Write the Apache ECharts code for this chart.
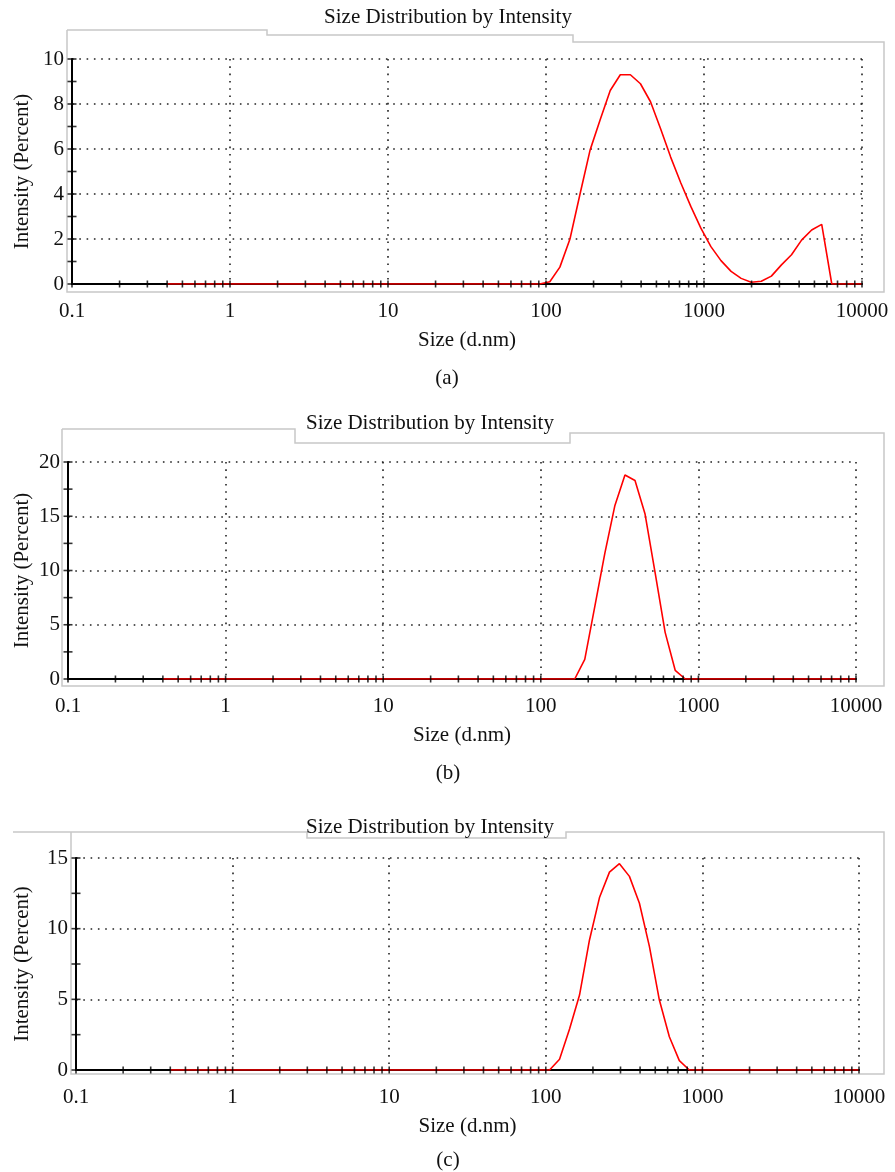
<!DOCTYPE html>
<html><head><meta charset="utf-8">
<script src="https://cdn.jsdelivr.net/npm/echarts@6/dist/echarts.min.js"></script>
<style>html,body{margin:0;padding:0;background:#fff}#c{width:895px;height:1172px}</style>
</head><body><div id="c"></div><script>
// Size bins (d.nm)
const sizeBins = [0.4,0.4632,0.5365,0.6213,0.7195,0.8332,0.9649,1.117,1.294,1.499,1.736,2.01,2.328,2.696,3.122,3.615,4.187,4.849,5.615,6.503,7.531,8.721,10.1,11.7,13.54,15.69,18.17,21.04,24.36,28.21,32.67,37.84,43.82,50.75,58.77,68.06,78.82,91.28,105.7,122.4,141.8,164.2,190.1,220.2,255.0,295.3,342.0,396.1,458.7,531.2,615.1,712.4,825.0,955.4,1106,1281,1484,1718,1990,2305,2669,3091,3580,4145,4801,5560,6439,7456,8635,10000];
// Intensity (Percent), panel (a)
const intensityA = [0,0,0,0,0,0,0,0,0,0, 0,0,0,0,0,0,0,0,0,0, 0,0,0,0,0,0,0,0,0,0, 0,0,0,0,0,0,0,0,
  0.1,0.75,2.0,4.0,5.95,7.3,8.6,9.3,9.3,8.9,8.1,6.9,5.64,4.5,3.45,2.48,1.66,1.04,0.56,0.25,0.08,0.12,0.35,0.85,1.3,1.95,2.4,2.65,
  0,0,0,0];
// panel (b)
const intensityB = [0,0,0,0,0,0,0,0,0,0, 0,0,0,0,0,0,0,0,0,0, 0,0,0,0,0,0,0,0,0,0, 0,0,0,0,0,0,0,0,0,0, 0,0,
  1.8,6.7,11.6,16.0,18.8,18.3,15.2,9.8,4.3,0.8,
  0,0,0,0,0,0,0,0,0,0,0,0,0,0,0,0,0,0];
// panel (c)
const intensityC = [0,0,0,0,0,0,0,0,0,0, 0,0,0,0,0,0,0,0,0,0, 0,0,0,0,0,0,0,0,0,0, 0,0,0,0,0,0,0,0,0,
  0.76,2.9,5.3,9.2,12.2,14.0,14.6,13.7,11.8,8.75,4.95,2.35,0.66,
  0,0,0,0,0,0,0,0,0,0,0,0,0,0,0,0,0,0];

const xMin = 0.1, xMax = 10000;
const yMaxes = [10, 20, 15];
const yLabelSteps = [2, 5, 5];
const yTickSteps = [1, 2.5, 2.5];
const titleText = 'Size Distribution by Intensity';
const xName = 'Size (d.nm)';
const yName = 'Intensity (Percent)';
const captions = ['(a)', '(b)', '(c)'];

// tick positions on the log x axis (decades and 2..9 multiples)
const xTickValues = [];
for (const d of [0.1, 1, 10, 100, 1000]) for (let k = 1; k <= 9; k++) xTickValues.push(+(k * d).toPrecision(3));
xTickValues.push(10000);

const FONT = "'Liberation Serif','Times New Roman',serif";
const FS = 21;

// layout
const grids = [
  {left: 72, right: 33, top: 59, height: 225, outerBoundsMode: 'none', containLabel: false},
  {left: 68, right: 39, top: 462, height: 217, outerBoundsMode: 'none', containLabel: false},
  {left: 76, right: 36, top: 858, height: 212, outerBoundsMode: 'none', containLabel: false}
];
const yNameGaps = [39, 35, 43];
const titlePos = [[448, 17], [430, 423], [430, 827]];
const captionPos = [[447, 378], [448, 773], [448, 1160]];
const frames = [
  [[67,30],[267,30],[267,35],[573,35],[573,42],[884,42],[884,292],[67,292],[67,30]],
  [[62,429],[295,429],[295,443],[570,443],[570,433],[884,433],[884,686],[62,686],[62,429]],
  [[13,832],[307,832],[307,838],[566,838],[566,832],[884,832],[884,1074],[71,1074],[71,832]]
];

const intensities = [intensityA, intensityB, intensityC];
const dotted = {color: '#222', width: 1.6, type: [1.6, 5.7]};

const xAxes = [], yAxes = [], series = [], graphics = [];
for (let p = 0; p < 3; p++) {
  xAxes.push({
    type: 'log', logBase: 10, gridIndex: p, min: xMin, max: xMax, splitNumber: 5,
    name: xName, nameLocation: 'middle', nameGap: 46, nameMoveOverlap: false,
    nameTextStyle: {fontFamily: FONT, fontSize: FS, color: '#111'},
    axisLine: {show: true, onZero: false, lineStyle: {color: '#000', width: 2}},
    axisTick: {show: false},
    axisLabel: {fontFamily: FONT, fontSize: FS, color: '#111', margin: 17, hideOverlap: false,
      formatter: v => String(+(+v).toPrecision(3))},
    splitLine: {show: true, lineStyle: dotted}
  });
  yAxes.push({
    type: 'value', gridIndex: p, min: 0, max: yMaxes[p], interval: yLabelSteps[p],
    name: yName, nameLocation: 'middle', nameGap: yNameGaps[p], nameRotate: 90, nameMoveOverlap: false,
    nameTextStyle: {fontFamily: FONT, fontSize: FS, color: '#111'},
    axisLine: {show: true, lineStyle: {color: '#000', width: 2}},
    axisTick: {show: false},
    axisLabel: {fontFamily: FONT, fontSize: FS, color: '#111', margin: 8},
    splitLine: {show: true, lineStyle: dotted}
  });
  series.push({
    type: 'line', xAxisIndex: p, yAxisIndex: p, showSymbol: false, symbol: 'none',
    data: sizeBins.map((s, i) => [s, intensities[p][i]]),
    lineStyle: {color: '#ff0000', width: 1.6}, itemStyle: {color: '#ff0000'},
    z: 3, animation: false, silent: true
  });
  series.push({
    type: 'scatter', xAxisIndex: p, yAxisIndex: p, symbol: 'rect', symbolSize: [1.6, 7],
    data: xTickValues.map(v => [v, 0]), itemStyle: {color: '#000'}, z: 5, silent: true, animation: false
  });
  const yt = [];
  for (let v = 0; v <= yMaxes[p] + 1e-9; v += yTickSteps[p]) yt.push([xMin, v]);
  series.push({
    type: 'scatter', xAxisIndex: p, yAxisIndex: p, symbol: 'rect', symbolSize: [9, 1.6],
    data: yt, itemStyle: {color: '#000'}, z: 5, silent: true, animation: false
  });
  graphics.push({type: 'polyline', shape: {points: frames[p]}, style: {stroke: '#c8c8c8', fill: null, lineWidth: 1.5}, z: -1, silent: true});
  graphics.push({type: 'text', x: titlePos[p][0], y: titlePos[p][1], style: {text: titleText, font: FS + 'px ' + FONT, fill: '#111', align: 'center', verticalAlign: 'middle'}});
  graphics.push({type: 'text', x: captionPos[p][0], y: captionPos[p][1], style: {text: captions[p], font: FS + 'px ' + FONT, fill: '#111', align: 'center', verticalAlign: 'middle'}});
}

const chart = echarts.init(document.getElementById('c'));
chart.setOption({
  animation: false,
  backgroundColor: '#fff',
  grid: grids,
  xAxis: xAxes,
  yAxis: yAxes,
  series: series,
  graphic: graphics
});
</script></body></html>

○ ○ ○

Give every line above again exactly, with no pictures.

▶ _Task response_:
Write the Apache ECharts code for this chart.
<!DOCTYPE html>
<html><head><meta charset="utf-8">
<script src="https://cdn.jsdelivr.net/npm/echarts@6/dist/echarts.min.js"></script>
<style>html,body{margin:0;padding:0;background:#fff}#c{width:895px;height:1172px}</style>
</head><body><div id="c"></div><script>
// Size bins (d.nm)
const sizeBins = [0.4,0.4632,0.5365,0.6213,0.7195,0.8332,0.9649,1.117,1.294,1.499,1.736,2.01,2.328,2.696,3.122,3.615,4.187,4.849,5.615,6.503,7.531,8.721,10.1,11.7,13.54,15.69,18.17,21.04,24.36,28.21,32.67,37.84,43.82,50.75,58.77,68.06,78.82,91.28,105.7,122.4,141.8,164.2,190.1,220.2,255.0,295.3,342.0,396.1,458.7,531.2,615.1,712.4,825.0,955.4,1106,1281,1484,1718,1990,2305,2669,3091,3580,4145,4801,5560,6439,7456,8635,10000];
// Intensity (Percent), panel (a)
const intensityA = [0,0,0,0,0,0,0,0,0,0, 0,0,0,0,0,0,0,0,0,0, 0,0,0,0,0,0,0,0,0,0, 0,0,0,0,0,0,0,0,
  0.1,0.75,2.0,4.0,5.95,7.3,8.6,9.3,9.3,8.9,8.1,6.9,5.64,4.5,3.45,2.48,1.66,1.04,0.56,0.25,0.08,0.12,0.35,0.85,1.3,1.95,2.4,2.65,
  0,0,0,0];
// panel (b)
const intensityB = [0,0,0,0,0,0,0,0,0,0, 0,0,0,0,0,0,0,0,0,0, 0,0,0,0,0,0,0,0,0,0, 0,0,0,0,0,0,0,0,0,0, 0,0,
  1.8,6.7,11.6,16.0,18.8,18.3,15.2,9.8,4.3,0.8,
  0,0,0,0,0,0,0,0,0,0,0,0,0,0,0,0,0,0];
// panel (c)
const intensityC = [0,0,0,0,0,0,0,0,0,0, 0,0,0,0,0,0,0,0,0,0, 0,0,0,0,0,0,0,0,0,0, 0,0,0,0,0,0,0,0,0,
  0.76,2.9,5.3,9.2,12.2,14.0,14.6,13.7,11.8,8.75,4.95,2.35,0.66,
  0,0,0,0,0,0,0,0,0,0,0,0,0,0,0,0,0,0];

const xMin = 0.1, xMax = 10000;
const yMaxes = [10, 20, 15];
const yLabelSteps = [2, 5, 5];
const yTickSteps = [1, 2.5, 2.5];
const titleText = 'Size Distribution by Intensity';
const xName = 'Size (d.nm)';
const yName = 'Intensity (Percent)';
const captions = ['(a)', '(b)', '(c)'];

// tick positions on the log x axis (decades and 2..9 multiples)
const xTickValues = [];
for (const d of [0.1, 1, 10, 100, 1000]) for (let k = 1; k <= 9; k++) xTickValues.push(+(k * d).toPrecision(3));
xTickValues.push(10000);

const FONT = "'Liberation Serif','Times New Roman',serif";
const FS = 21;

// layout
const grids = [
  {left: 72, right: 33, top: 59, height: 225, outerBoundsMode: 'none', containLabel: false},
  {left: 68, right: 39, top: 462, height: 217, outerBoundsMode: 'none', containLabel: false},
  {left: 76, right: 36, top: 858, height: 212, outerBoundsMode: 'none', containLabel: false}
];
const yNameGaps = [39, 35, 43];
const titlePos = [[448, 17], [430, 423], [430, 827]];
const captionPos = [[447, 378], [448, 773], [448, 1160]];
const frames = [
  [[67,30],[267,30],[267,35],[573,35],[573,42],[884,42],[884,292],[67,292],[67,30]],
  [[62,429],[295,429],[295,443],[570,443],[570,433],[884,433],[884,686],[62,686],[62,429]],
  [[13,832],[307,832],[307,838],[566,838],[566,832],[884,832],[884,1074],[71,1074],[71,832]]
];

const intensities = [intensityA, intensityB, intensityC];
const dotted = {color: '#222', width: 1.6, type: [1.6, 5.7]};

const xAxes = [], yAxes = [], series = [], graphics = [];
for (let p = 0; p < 3; p++) {
  xAxes.push({
    type: 'log', logBase: 10, gridIndex: p, min: xMin, max: xMax, splitNumber: 5,
    name: xName, nameLocation: 'middle', nameGap: 46, nameMoveOverlap: false,
    nameTextStyle: {fontFamily: FONT, fontSize: FS, color: '#111'},
    axisLine: {show: true, onZero: false, lineStyle: {color: '#000', width: 2}},
    axisTick: {show: false},
    axisLabel: {fontFamily: FONT, fontSize: FS, color: '#111', margin: 17, hideOverlap: false,
      formatter: v => String(+(+v).toPrecision(3))},
    splitLine: {show: true, lineStyle: dotted}
  });
  yAxes.push({
    type: 'value', gridIndex: p, min: 0, max: yMaxes[p], interval: yLabelSteps[p],
    name: yName, nameLocation: 'middle', nameGap: yNameGaps[p], nameRotate: 90, nameMoveOverlap: false,
    nameTextStyle: {fontFamily: FONT, fontSize: FS, color: '#111'},
    axisLine: {show: true, lineStyle: {color: '#000', width: 2}},
    axisTick: {show: false},
    axisLabel: {fontFamily: FONT, fontSize: FS, color: '#111', margin: 8},
    splitLine: {show: true, lineStyle: dotted}
  });
  series.push({
    type: 'line', xAxisIndex: p, yAxisIndex: p, showSymbol: false, symbol: 'none',
    data: sizeBins.map((s, i) => [s, intensities[p][i]]),
    lineStyle: {color: '#ff0000', width: 1.6}, itemStyle: {color: '#ff0000'},
    z: 3, animation: false, silent: true
  });
  series.push({
    type: 'scatter', xAxisIndex: p, yAxisIndex: p, symbol: 'rect', symbolSize: [1.6, 7],
    data: xTickValues.map(v => [v, 0]), itemStyle: {color: '#000'}, z: 5, silent: true, animation: false
  });
  const yt = [];
  for (let v = 0; v <= yMaxes[p] + 1e-9; v += yTickSteps[p]) yt.push([xMin, v]);
  series.push({
    type: 'scatter', xAxisIndex: p, yAxisIndex: p, symbol: 'rect', symbolSize: [9, 1.6],
    data: yt, itemStyle: {color: '#000'}, z: 5, silent: true, animation: false
  });
  graphics.push({type: 'polyline', shape: {points: frames[p]}, style: {stroke: '#c8c8c8', fill: null, lineWidth: 1.5}, z: -1, silent: true});
  graphics.push({type: 'text', x: titlePos[p][0], y: titlePos[p][1], style: {text: titleText, font: FS + 'px ' + FONT, fill: '#111', align: 'center', verticalAlign: 'middle'}});
  graphics.push({type: 'text', x: captionPos[p][0], y: captionPos[p][1], style: {text: captions[p], font: FS + 'px ' + FONT, fill: '#111', align: 'center', verticalAlign: 'middle'}});
}

const chart = echarts.init(document.getElementById('c'));
chart.setOption({
  animation: false,
  backgroundColor: '#fff',
  grid: grids,
  xAxis: xAxes,
  yAxis: yAxes,
  series: series,
  graphic: graphics
});
</script></body></html>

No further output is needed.